## start

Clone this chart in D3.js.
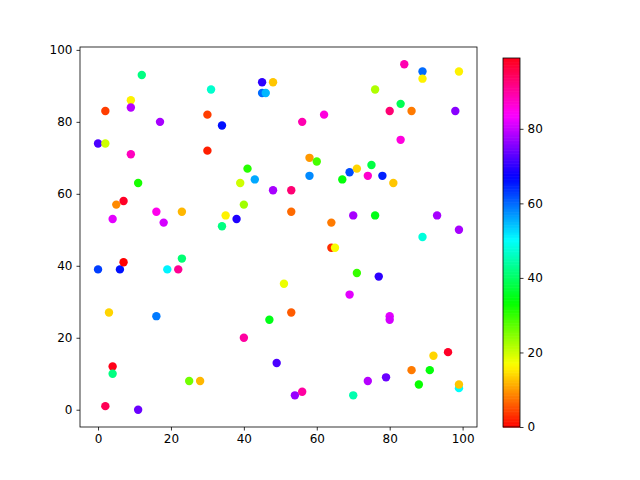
<!DOCTYPE html>
<html><head><meta charset="utf-8">
<script src="https://cdn.jsdelivr.net/npm/d3@7"></script>
<style>body{margin:0;background:#fff}svg{display:block}text{font-family:"DejaVu Sans",sans-serif;font-size:12px;fill:#000}</style>
</head><body>
<svg id="c" width="640" height="480"></svg>
<script>
const xs = [12,31,45,48,45,46,9,9,2,17,30,34,0,2,9,30,41,43,39,11,48,7,5,16,23,4,18,35,38,34,40,
84,89,89,99,76,83,80,86,98,56,62,83,58,60,58,69,71,75,67,74,78,81,
53,53,64,70,76,93,99,
0,6,7,19,22,23,3,16,47,40,49,4,4,25,28,2,11,
89,64,65,51,71,77,69,53,
80,80,96,92,86,91,88,79,74,54,56,70,99,99];
const ys = [93,89,91,91,88,88,86,84,83,80,82,79,74,74,71,72,67,64,63,63,61,58,57,55,55,53,52,54,53,51,57,
96,94,92,94,89,85,83,83,83,80,82,75,70,69,65,66,67,68,64,65,65,63,
61,55,52,54,54,54,50,
39,39,41,39,39,42,27,26,25,20,13,12,10,8,8,1,0,
48,45,45,35,38,37,32,27,
26,25,16,15,11,11,7,9,8,4,5,4,6,7];
const cs = [42,47,70,13,60,55,16,79,4,78,4,66,72,20,88,2,31,56,20,32,78,98,9,85,12,82,81,16,69,42,23,
89,60,16,16,22,39,93,8,76,89,86,86,10,29,58,62,14,38,34,87,65,13,
93,7,8,78,35,78,78,
63,66,0,51,91,41,14,59,35,90,72,99,42,26,12,95,74,
48,3,17,18,30,70,82,6,
82,81,98,14,8,34,33,74,79,77,90,45,50,13];
const xTicks = [0,20,40,60,80,100];
const yTicks = [0,20,40,60,80,100];
const cTicks = [0,20,40,60,80];

// matplotlib 'hsv' colormap segment data
const segR = [[0,1],[0.158730,1],[0.174603,0.96875],[0.333333,0.03125],[0.349206,0],[0.666667,0],[0.682540,0.03125],[0.841270,0.96875],[0.857143,1],[1,1]];
const segG = [[0,0],[0.158730,0.9375],[0.174603,1],[0.507937,1],[0.666667,0.0625],[0.682540,0],[1,0]];
const segB = [[0,0],[0.333333,0],[0.349206,0.0625],[0.507937,1],[0.841270,1],[0.857143,0.9375],[1,0.09375]];
function seg(s,t){for(let i=1;i<s.length;i++){if(t<=s[i][0]){const a=s[i-1],b=s[i];return a[1]+(b[1]-a[1])*(t-a[0])/(b[0]-a[0]);}}return s[s.length-1][1];}
function hsvMap(t){t=Math.max(0,Math.min(1,t));return d3.rgb(seg(segR,t)*255,seg(segG,t)*255,seg(segB,t)*255).formatHex();}

const svg = d3.select("#c");
const L=80,R=477,T=47,B=427;
const xe=d3.extent(xs), ye=d3.extent(ys);
const xp=(xe[1]-xe[0])*0.05, yp=(ye[1]-ye[0])*0.05;
const x=d3.scaleLinear().domain([xe[0]-xp,xe[1]+xp]).range([L,R]);
const y=d3.scaleLinear().domain([ye[0]-yp,ye[1]+yp]).range([B,T]);
const ce=d3.extent(cs);
const cn=d3.scaleLinear().domain(ce).range([0,1]);

const pts = xs.map((v,i)=>({x:v,y:ys[i],c:cs[i]}));
svg.append("g").selectAll("circle").data(pts).join("circle")
  .attr("cx",d=>x(d.x)).attr("cy",d=>y(d.y)).attr("r",4.2)
  .attr("fill",d=>hsvMap(cn(d.c)));

const xa=svg.append("g").attr("transform",`translate(0,${B})`).call(d3.axisBottom(x).tickValues(xTicks).tickSize(3.5).tickPadding(4));
const ya=svg.append("g").attr("transform",`translate(${L},0)`).call(d3.axisLeft(y).tickValues(yTicks).tickSize(3.5).tickPadding(4));
[xa,ya].forEach(a=>{a.select(".domain").remove();a.selectAll("text").style("font-family","DejaVu Sans").style("font-size","12px");a.selectAll("line").attr("stroke","#000").attr("stroke-width",0.8);});
svg.append("rect").attr("x",L).attr("y",T).attr("width",R-L).attr("height",B-T).attr("fill","none").attr("stroke","#000").attr("stroke-width",0.8);

// colorbar
const CL=503,CR=520,CT=58,CB=427;
const cy=d3.scaleLinear().domain(ce).range([CB,CT]);
const N=256;
const cg=svg.append("g");
for(let i=0;i<N;i++){
  const v0=ce[0]+(ce[1]-ce[0])*i/N, v1=ce[0]+(ce[1]-ce[0])*(i+1)/N;
  cg.append("rect").attr("x",CL).attr("width",CR-CL).attr("y",cy(v1)).attr("height",cy(v0)-cy(v1)+0.6).attr("fill",hsvMap(cn((v0+v1)/2)));
}
svg.append("rect").attr("x",CL).attr("y",CT).attr("width",CR-CL).attr("height",CB-CT).attr("fill","none").attr("stroke","#000").attr("stroke-width",0.8);
const ca=svg.append("g").attr("transform",`translate(${CR},0)`).call(d3.axisRight(cy).tickValues(cTicks).tickSize(3.5).tickPadding(4));
ca.select(".domain").remove();
ca.selectAll("text").style("font-family","DejaVu Sans").style("font-size","12px");
ca.selectAll("line").attr("stroke","#000").attr("stroke-width",0.8);
</script>
</body></html>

## end

- **Required work**: Repeat the material above in full and unchanged, minus its images.

- **Response below**:
Clone this chart in D3.js.
<!DOCTYPE html>
<html><head><meta charset="utf-8">
<script src="https://cdn.jsdelivr.net/npm/d3@7"></script>
<style>body{margin:0;background:#fff}svg{display:block}text{font-family:"DejaVu Sans",sans-serif;font-size:12px;fill:#000}</style>
</head><body>
<svg id="c" width="640" height="480"></svg>
<script>
const xs = [12,31,45,48,45,46,9,9,2,17,30,34,0,2,9,30,41,43,39,11,48,7,5,16,23,4,18,35,38,34,40,
84,89,89,99,76,83,80,86,98,56,62,83,58,60,58,69,71,75,67,74,78,81,
53,53,64,70,76,93,99,
0,6,7,19,22,23,3,16,47,40,49,4,4,25,28,2,11,
89,64,65,51,71,77,69,53,
80,80,96,92,86,91,88,79,74,54,56,70,99,99];
const ys = [93,89,91,91,88,88,86,84,83,80,82,79,74,74,71,72,67,64,63,63,61,58,57,55,55,53,52,54,53,51,57,
96,94,92,94,89,85,83,83,83,80,82,75,70,69,65,66,67,68,64,65,65,63,
61,55,52,54,54,54,50,
39,39,41,39,39,42,27,26,25,20,13,12,10,8,8,1,0,
48,45,45,35,38,37,32,27,
26,25,16,15,11,11,7,9,8,4,5,4,6,7];
const cs = [42,47,70,13,60,55,16,79,4,78,4,66,72,20,88,2,31,56,20,32,78,98,9,85,12,82,81,16,69,42,23,
89,60,16,16,22,39,93,8,76,89,86,86,10,29,58,62,14,38,34,87,65,13,
93,7,8,78,35,78,78,
63,66,0,51,91,41,14,59,35,90,72,99,42,26,12,95,74,
48,3,17,18,30,70,82,6,
82,81,98,14,8,34,33,74,79,77,90,45,50,13];
const xTicks = [0,20,40,60,80,100];
const yTicks = [0,20,40,60,80,100];
const cTicks = [0,20,40,60,80];

// matplotlib 'hsv' colormap segment data
const segR = [[0,1],[0.158730,1],[0.174603,0.96875],[0.333333,0.03125],[0.349206,0],[0.666667,0],[0.682540,0.03125],[0.841270,0.96875],[0.857143,1],[1,1]];
const segG = [[0,0],[0.158730,0.9375],[0.174603,1],[0.507937,1],[0.666667,0.0625],[0.682540,0],[1,0]];
const segB = [[0,0],[0.333333,0],[0.349206,0.0625],[0.507937,1],[0.841270,1],[0.857143,0.9375],[1,0.09375]];
function seg(s,t){for(let i=1;i<s.length;i++){if(t<=s[i][0]){const a=s[i-1],b=s[i];return a[1]+(b[1]-a[1])*(t-a[0])/(b[0]-a[0]);}}return s[s.length-1][1];}
function hsvMap(t){t=Math.max(0,Math.min(1,t));return d3.rgb(seg(segR,t)*255,seg(segG,t)*255,seg(segB,t)*255).formatHex();}

const svg = d3.select("#c");
const L=80,R=477,T=47,B=427;
const xe=d3.extent(xs), ye=d3.extent(ys);
const xp=(xe[1]-xe[0])*0.05, yp=(ye[1]-ye[0])*0.05;
const x=d3.scaleLinear().domain([xe[0]-xp,xe[1]+xp]).range([L,R]);
const y=d3.scaleLinear().domain([ye[0]-yp,ye[1]+yp]).range([B,T]);
const ce=d3.extent(cs);
const cn=d3.scaleLinear().domain(ce).range([0,1]);

const pts = xs.map((v,i)=>({x:v,y:ys[i],c:cs[i]}));
svg.append("g").selectAll("circle").data(pts).join("circle")
  .attr("cx",d=>x(d.x)).attr("cy",d=>y(d.y)).attr("r",4.2)
  .attr("fill",d=>hsvMap(cn(d.c)));

const xa=svg.append("g").attr("transform",`translate(0,${B})`).call(d3.axisBottom(x).tickValues(xTicks).tickSize(3.5).tickPadding(4));
const ya=svg.append("g").attr("transform",`translate(${L},0)`).call(d3.axisLeft(y).tickValues(yTicks).tickSize(3.5).tickPadding(4));
[xa,ya].forEach(a=>{a.select(".domain").remove();a.selectAll("text").style("font-family","DejaVu Sans").style("font-size","12px");a.selectAll("line").attr("stroke","#000").attr("stroke-width",0.8);});
svg.append("rect").attr("x",L).attr("y",T).attr("width",R-L).attr("height",B-T).attr("fill","none").attr("stroke","#000").attr("stroke-width",0.8);

// colorbar
const CL=503,CR=520,CT=58,CB=427;
const cy=d3.scaleLinear().domain(ce).range([CB,CT]);
const N=256;
const cg=svg.append("g");
for(let i=0;i<N;i++){
  const v0=ce[0]+(ce[1]-ce[0])*i/N, v1=ce[0]+(ce[1]-ce[0])*(i+1)/N;
  cg.append("rect").attr("x",CL).attr("width",CR-CL).attr("y",cy(v1)).attr("height",cy(v0)-cy(v1)+0.6).attr("fill",hsvMap(cn((v0+v1)/2)));
}
svg.append("rect").attr("x",CL).attr("y",CT).attr("width",CR-CL).attr("height",CB-CT).attr("fill","none").attr("stroke","#000").attr("stroke-width",0.8);
const ca=svg.append("g").attr("transform",`translate(${CR},0)`).call(d3.axisRight(cy).tickValues(cTicks).tickSize(3.5).tickPadding(4));
ca.select(".domain").remove();
ca.selectAll("text").style("font-family","DejaVu Sans").style("font-size","12px");
ca.selectAll("line").attr("stroke","#000").attr("stroke-width",0.8);
</script>
</body></html>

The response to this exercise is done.